Facteurs clés | Conséquences |
---|---|
Conflit Jubaland-Mogadiscio | Afflux de combattants à Mandera |
Soutien du Kenya au Jubaland | Tensions diplomatiques avec la Somalie |
Présence de forces armées | Insécurité et déplacements de population |
Vers une Résolution de la Crise ?
La situation à Mandera reste volatile, et les solutions ne sont pas évidentes. Les habitants demandent une intervention rapide pour expulser les combattants somaliens et rétablir la sécurité. Cependant, une action militaire pourrait compliquer davantage les relations entre le Kenya et la Somalie, surtout dans un contexte où le Kenya cherche à maintenir son influence dans le Jubaland pour contrer les shebab.
Les pressions internes, notamment les critiques envers le président Ruto, pourraient également forcer le gouvernement kényan à adopter une position plus ferme. En attendant, les habitants de Mandera vivent dans la peur, pris en étau entre des enjeux géopolitiques qui les dépassent.
Pour l’avenir, une coopération renforcée entre Nairobi et Mogadiscio semble indispensable pour apaiser les tensions et éviter que la frontière ne devienne un nouveau foyer de conflit. Mais dans une région aussi complexe, où les intérêts locaux, régionaux et internationaux s’entremêlent, la paix reste un objectif difficile à atteindre.
Actions possibles pour résoudre la crise :
- Dialogue diplomatique entre le Kenya et la Somalie.
- Renforcement des contrôles à la frontière.
- Intervention humanitaire pour les familles déplacées.
- Médiation internationale pour apaiser les tensions au Jubaland.

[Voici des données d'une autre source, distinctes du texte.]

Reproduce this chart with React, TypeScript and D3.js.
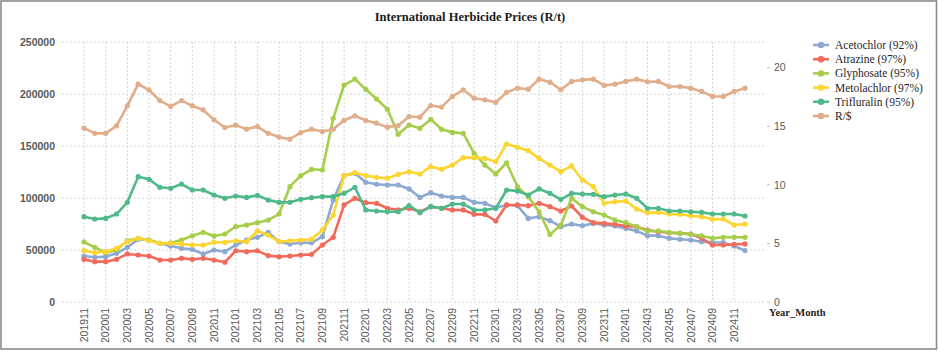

En conclusion, la crise à Mandera illustre les défis complexes auxquels sont confrontés les pays de la Corne de l’Afrique. Entre conflits internes en Somalie, intérêts stratégiques du Kenya et menaces persistantes des shebab, la région marche sur un fil. La résolution de cette crise nécessitera non seulement du courage politique, mais aussi une coopération régionale pour garantir la sécurité et la stabilité des populations locales.